Technically Incorrect: Is it a fridge? Is it a smartphone? Yes. Samsung's Family Hub fridge is really quite something, with its massive touchscreen and speakers. But is it sensible?

Chris Matyszczyk
2 min read

Technically Incorrect offers a slightly twisted take on the tech that's taken over our lives.


I arrived here at CES in Las Vegas with my taxi driver already panicking that things seemed a little slow.

samfridge.jpg

Yes, someone really did insert a massive screen on that fridge.

Samsung screenshot by Chris Matyszczyk/CNET

Having reassured him that techies love to both be lazy and spend money, I wondered what gadgets would suddenly spring up and create speedy wonder. Or, perhaps, fast laughter.

Samsung seems to have obliged.

Please welcome the company's new Family Hub refrigerator, the details of which might cause shivers.

For here, according to a Google Translate version of a press release published Sunday in Korean, is a shiny, fancy fridge with an enormous screen on one of its doors. Samsung says it will be showing off the device in its exhibition space on the CES show floor, which hasn't opened yet.

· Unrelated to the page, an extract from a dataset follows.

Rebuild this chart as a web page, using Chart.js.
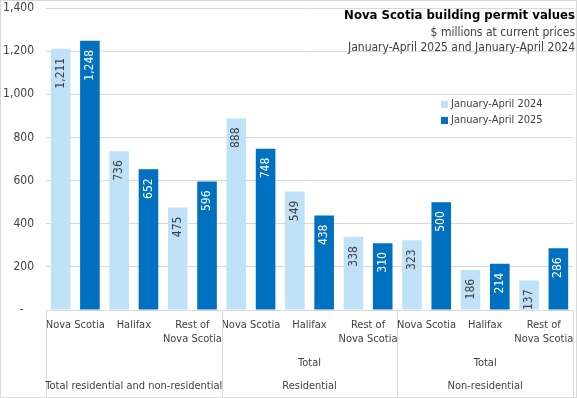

It's as if the South Korean electronics maker wasn't content to just build those rather lovely Note phablets and decided to make a fridgelet.

This thing is less the iPad Pro than the iPad Froze.

It has a 21.5-inch HD touchscreen. That screen is, naturally, connected to the Web.

You can also play music on it (of course it has speakers), or even buy a new outfit.

I know that fridges have lurched toward the dreamland of every electronic thing being part of the Internet of Things.


I never thought, though, that I'd see a fridge that has cameras -- also connected to the Web -- that allow you to see what's inside the fridge without you opening the doors.

Finally, you can watch your cheese go moldy in real time. And think of the hours of fun staring at your milk, hoping to see it curdle. You could make a revolutionary time-lapse video and post it to YouTube.

This isn't, of course, the only gadget whose makers appear to be living in a remarkable bubble of (dis)connected electronic joy. Samsung also wants its new SmartThings TVs to be central to all your gadgets -- in Samsung's words, "the controller for the entire smart home."

Because you've always wanted your flat-screen to turn off your lights and draw your drapes.

The fridge, though, is communing with your appliances at a completely different, clearly more exalted, level. These engineers have focused on something that they're sure will capture human imaginations.

They know that ingenuity has no bounds and neither does laziness.

It's unclear how much this new Samsung Fridge-o-Note, which my CNET colleague Ry Crist also heard about, will cost or when it will be available. Samsung didn't immediately respond to a request for comment and it hasn't issued a press release about the device in English.

I want to believe that this will be the craziest thing I'll see at CES. I know, though, that the madness has only just started.